31 dicembre 2014

SCRITTORI E POPOLO SECONDO ASOR ROSA




Non ho mai amato il saggio Scrittori e popolo (1965) di Asor Rosa che ha contribuito non poco a fraintendere l'autentico pensiero di Gramsci. Considerato comunque il peso che il saggio ha avuto nel dibattito culturale e politico degli ultimi 40 anni, non sorprende che abbia avuto diverse edizioni. Non  a caso se ne parla ancora.  (fv)



Alberto Asor Rosa

Siamo rimasti senza il popolo

Intervista di Raffaelle De Santis

Pochi intellettuali come Alberto Asor Rosa hanno contribuito ad indagare a fondo il rapporto tra società e cultura. Asor Rosa è tra gli studiosi maggiormente animati da passione civile, autore di opere chiave, da Scrittori e popolo, in procinto di una nuova edizione a cinquant’anni dalla prima, alla Storia europea della letteratura italiana. Al ruolo del popolo nella nostra letteratura ha dedicato pagine importanti della sua vasta produzione critica.

Professore, è vero che oggi manca un grande romanzo sociale sul modello di quelli del passato?

«Quel tipo di romanzo nasce quando si ha alle spalle una realtà psicologica e intellettuale in cui la questione sociale ha un rilievo straordinario, che va al di là dei confini della letteratura. È stato così per Verga ma anche più recentemente per i neorealisti. Non è più così oggi».

Fatichiamo a prendere atto della realtà in cui viviamo?

«Dovremmo ragionare sul perché nonostante l’aumento delle diseguaglianze la questione sociale non vive nella coscienza della gente. Anche sui media assistiamo alla stessa disattenzione».

Eppure il bestseller di Thomas Piketty Il capitale nel X-XI secolo ha portato di nuovo alla ribalta il tema delle disuguaglianze sociali.

«Piketty è un fenomeno puramente intellettuale che ha avuto un enorme successo ma non trasforma la teoria in coscienza della prassi. Il tema dell’ingiustizia sociale rimane però assolutamente non popolare. La percezione e la condanna delle disuguaglianze nelle nostre società è stata respinta ai margini, non interessa ».

È una colpa da imputare agli scrittori?

«Il romanziere non può provocare qualcosa che non c’è. Come fa ad occuparsi del conflitto sociale e delle sue prospettive quando questi temi, soprattutto in Italia, non sono centrali, anzi sono marginalizzati? I teorici e gli analisti che se ne occupano si contano sulle dita di una mano e non sfondano il muro dell’indifferenza ».
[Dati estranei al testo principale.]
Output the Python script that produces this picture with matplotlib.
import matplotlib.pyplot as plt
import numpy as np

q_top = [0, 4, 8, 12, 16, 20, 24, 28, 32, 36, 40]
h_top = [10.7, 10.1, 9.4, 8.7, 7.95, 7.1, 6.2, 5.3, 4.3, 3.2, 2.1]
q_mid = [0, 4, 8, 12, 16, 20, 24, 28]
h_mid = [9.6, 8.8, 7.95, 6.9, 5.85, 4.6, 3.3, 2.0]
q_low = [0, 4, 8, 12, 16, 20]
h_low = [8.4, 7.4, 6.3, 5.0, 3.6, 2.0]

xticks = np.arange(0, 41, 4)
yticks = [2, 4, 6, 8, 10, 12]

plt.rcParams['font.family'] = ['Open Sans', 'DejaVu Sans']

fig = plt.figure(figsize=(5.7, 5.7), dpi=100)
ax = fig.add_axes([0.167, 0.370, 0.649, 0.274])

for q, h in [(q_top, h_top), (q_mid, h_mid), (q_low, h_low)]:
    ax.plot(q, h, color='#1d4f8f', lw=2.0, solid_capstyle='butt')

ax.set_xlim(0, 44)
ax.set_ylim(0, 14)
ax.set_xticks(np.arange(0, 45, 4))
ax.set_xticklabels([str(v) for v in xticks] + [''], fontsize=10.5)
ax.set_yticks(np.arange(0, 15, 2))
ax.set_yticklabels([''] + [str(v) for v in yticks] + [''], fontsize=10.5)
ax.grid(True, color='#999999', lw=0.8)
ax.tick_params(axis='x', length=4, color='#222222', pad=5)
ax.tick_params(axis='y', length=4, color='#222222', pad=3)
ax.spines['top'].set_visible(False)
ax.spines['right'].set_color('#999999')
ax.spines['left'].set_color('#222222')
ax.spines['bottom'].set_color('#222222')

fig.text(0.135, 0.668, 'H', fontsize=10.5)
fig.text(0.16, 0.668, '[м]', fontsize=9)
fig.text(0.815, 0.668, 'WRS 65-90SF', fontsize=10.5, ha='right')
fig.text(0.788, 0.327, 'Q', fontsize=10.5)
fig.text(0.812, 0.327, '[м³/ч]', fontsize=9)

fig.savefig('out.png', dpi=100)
Manca il coraggio della denuncia?

«Non parlerei di coraggio, perché in passato questa formula è stata spesso usata per chiedere agli scrittori cose sbagliate. In realtà i processi creativi sono più spontanei e naturali che indotti. Altrimenti si rischia di cadere in una posizione ideologica».

Nel suo libro Scrittori e popolo, lei demistificava il populismo di molti nostri letterati.
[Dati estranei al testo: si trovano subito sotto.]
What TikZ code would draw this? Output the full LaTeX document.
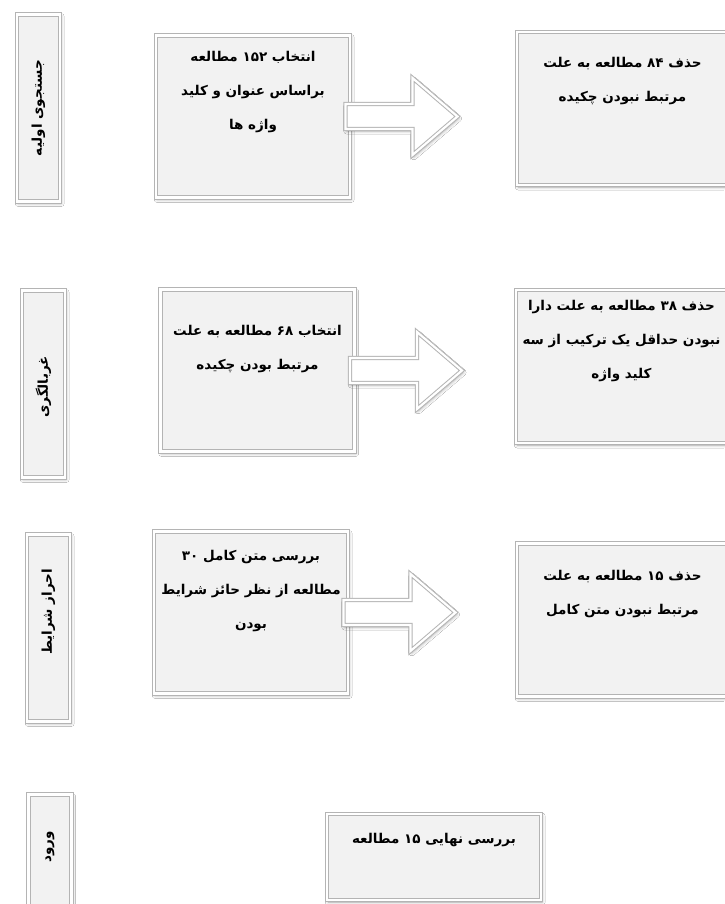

«Il libro, pubblicato nel 1965, è nato nel clima operaista di quegli anni. Allora denunciavo l’aspetto velleitario e ideologico di una critica sociale che non nasceva da intenti esclusivamente artistici ».

Come cambia oggi la prospettiva? È possibile che tra i nuovi scrittori nessuno abbia una coscienza sociale?
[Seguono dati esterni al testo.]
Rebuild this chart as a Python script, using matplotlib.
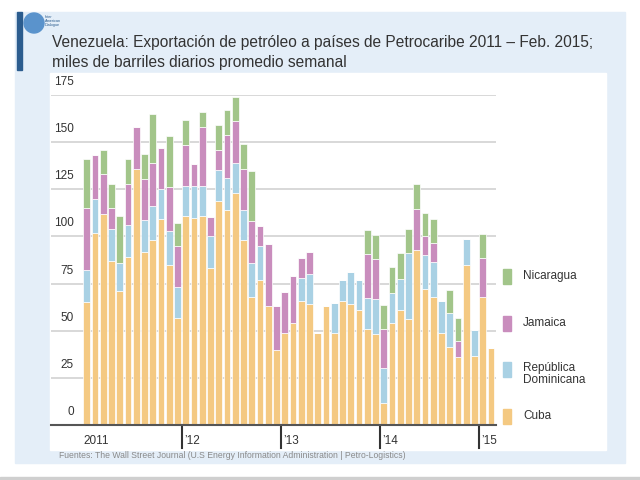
import matplotlib
matplotlib.use("Agg")
from matplotlib import pyplot as plt
from matplotlib.patches import Rectangle, Ellipse

plt.rcParams["font.family"] = ["Liberation Sans", "DejaVu Sans"]

W, H = 640, 480

# monthly values, Jan 2011 .. Feb 2015 (thousand barrels/day)
cuba = [65, 102, 112, 87, 71, 89, 136, 91.5, 98, 109, 85, 57,
        111, 110, 111, 83, 119, 114, 123, 98, 68, 77, 63, 40, 49,
        54, 65.5, 64, 49, 63, 49, 66, 64, 61, 51, 48,
        11.5, 54, 61, 56, 93, 72, 68, 49, 41.5, 36, 85, 36.5,
        68, 41]
rep_dom = [17, 18, 0, 17, 15, 17, 0, 17, 18, 16, 18, 16,
           15.5, 16.5, 15.5, 17, 16, 17, 16, 16, 18, 18, 0, 0, 0,
           0, 12.5, 16, 0, 0, 15.5, 11, 17, 16, 16.5, 19,
           18.5, 16, 16.5, 35, 0, 18, 18.5, 17, 18, 0, 13.5, 14,
           0, 0]
jamaica = [33, 23, 21, 11, 0, 22, 22, 22, 23, 22, 23, 22,
           22, 12, 31.5, 10.5, 11, 23, 22, 22, 22, 10.5, 33, 23, 21.5,
           25, 10.5, 12, 0, 0, 0, 0, 0, 0, 23, 21,
           21, 0, 0, 0, 21.5, 10, 10, 0, 0, 8.5, 0, 0,
           20.5, 0]
nicaragua = [26, 0, 13, 13, 25, 13, 0, 13, 26, 0, 27, 12,
             13, 0, 8, 0, 13, 13, 13, 13, 26.5, 0, 0, 0, 0,
             0, 0, 0, 0, 0, 0, 0, 0, 0, 13, 13,
             12.5, 14, 13.5, 13, 13.5, 12.5, 12.5, 0, 12, 12, 0, 0,
             13, 0]

series = [("Cuba", cuba, "#f4c982"),
          ("República\nDominicana", rep_dom, "#a9d1e4"),
          ("Jamaica", jamaica, "#c98dbd"),
          ("Nicaragua", nicaragua, "#a2c58a")]

y_ticks = [0, 25, 50, 75, 100, 125, 150, 175]
year_labels = ["2011", "’12", "’13", "’14", "’15"]


def fx(px):
    return px / W


def fy(py):
    return 1 - py / H


fig = plt.figure(figsize=(6.4, 4.8), dpi=100)
fig.patch.set_facecolor("white")

# background panels
fig.patches.append(Rectangle((fx(15), fy(463)), fx(625) - fx(15), fy(12) - fy(463),
                             transform=fig.transFigure, color="#e4eef8", zorder=-3))
fig.patches.append(Rectangle((fx(50), fy(450)), fx(606) - fx(50), fy(73) - fy(450),
                             transform=fig.transFigure, color="white", zorder=-2))
fig.patches.append(Rectangle((0, 0), 1, fy(477), transform=fig.transFigure,
                             color="#cfcfcf", zorder=-3))

# logo
fig.patches.append(Rectangle((fx(17), fy(70)), fx(5), fy(12) - fy(70),
                             transform=fig.transFigure, color="#2b5c8e", zorder=1))
fig.patches.append(Ellipse((fx(34), fy(23)), fx(20), fy(0) - fy(20), transform=fig.transFigure,
                           color="#5a93cc", zorder=1))
fig.text(fx(45), fy(21), "Inter\nAmerican\nDialogue", fontsize=2.8, color="#2b5c8e",
         va="center", linespacing=1.1)

fig.text(fx(52), fy(43), "Venezuela: Exportación de petróleo a países de Petrocaribe 2011 – Feb. 2015;",
         fontsize=11.2, color="#333333", va="center")
fig.text(fx(52), fy(62), "miles de barriles diarios promedio semanal",
         fontsize=11.2, color="#333333", va="center")

ax = fig.add_axes([fx(51), fy(425), fx(496) - fx(51), fy(95) - fy(425)])
ax.patch.set_visible(False)
for s in ax.spines.values():
    s.set_visible(False)
ax.set_xticks([])
ax.set_yticks([])

n = len(cuba)
x = list(range(n))
ax.set_xlim(-4.34, 49.6)
ax.set_ylim(0, 175)

for v in y_ticks[1:]:
    ax.axhline(v, color="#d6d6d6", lw=1.3, zorder=0)
for v in y_ticks:
    ax.text(-1.55, v + 6.9, str(v), ha="right", va="center", fontsize=8.5, color="#333333")

bottom = [0] * n
for label, vals, color in series:
    ax.bar(x, vals, width=0.82, bottom=bottom, color=color,
           edgecolor="white", linewidth=0.5, zorder=2)
    bottom = [b + v for b, v in zip(bottom, vals)]

ax.axhline(0, color="#555555", lw=1.5, zorder=3, clip_on=False)

# year separators
for k, lab in enumerate(year_labels):
    b = 12 * k - 0.5
    if k > 0:
        ax.plot([b, b], [0, -12.2], color="#333333", lw=1.5, clip_on=False)
        ax.text(b + 0.3, -8.5, lab, ha="left", va="center", fontsize=8.5, color="#333333")
    else:
        ax.text(-0.46, -8.5, lab, ha="left", va="center", fontsize=8.5, color="#333333")

# legend
legend_y = {"Nicaragua": 276, "Jamaica": 323, "República\nDominicana": 369, "Cuba": 416}
for label, vals, color in series:
    yc = legend_y[label]
    fig.patches.append(Rectangle((fx(503), fy(yc + 7.5)), fx(8), fy(0) - fy(15),
                                 transform=fig.transFigure, color=color, zorder=3))
    ty = yc + 5 if "\n" in label else yc
    fig.text(fx(523), fy(ty), label, fontsize=8.5, color="#333333", va="center",
             linespacing=1.05)

fig.text(fx(59), fy(456), "Fuentes: The Wall Street Journal (U.S Energy Information Administration | Petro-Logistics)",
         fontsize=6.2, color="#8a8a8a", va="center")

fig.savefig("out.png", dpi=100)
«Nella nuova edizione del libro ci saranno, tra gli altri, Melania Mazzucco, Giorgio Vasta, Nicola Lagioia, Mario Desiati, Valeria Parrella, ma non voglio dire di più. Se oggi gli scrittori non guardano al popolo è comprensibile: perché dovrebbero inventare qualcosa che non c’è?»
Fa anche questo parte del “grande silenzio” di cui parla nel libro intervista con Simonetta Fiori?

«Negli scrittori del neorealismo, in Vasco Pratolini, Carlo Bernari, Elio Vittorini, un’idea di popolo c’era, anche se riduttiva o sopraffatta dall’istanza ideologica. Era sanzionabile l’idea populista, ma questi scrittori contribuivano a far conoscere la realtà, la documentavano. Donnarumma all’assalto di Ottiero Ottieri è un grande testo di testimonianza sul mondo operaio. Ragazzi di vita e Una vita violenta di Pasolini hanno un marchio ideologico discutibile ma in quei libri c’è un’impronta reale. Il silenzio attuale di scrittori e intellettuali nasce dalla cecità rispetto alla questione sociale. La gente volta la testa dall’altra parte».

Rimpiange lo scrittore engagé?

«Come abitudine mentale tendo a non rimpiangere niente. Mi sembra una stagione passata, a cui è seguita nella letteratura una ricerca più povera, ristretta alle vicende dell’io, senza aperture al mondo esterno. Ormai i personaggi della narrativa sono fondamentalmente incardinati nella propria vicenda individuale».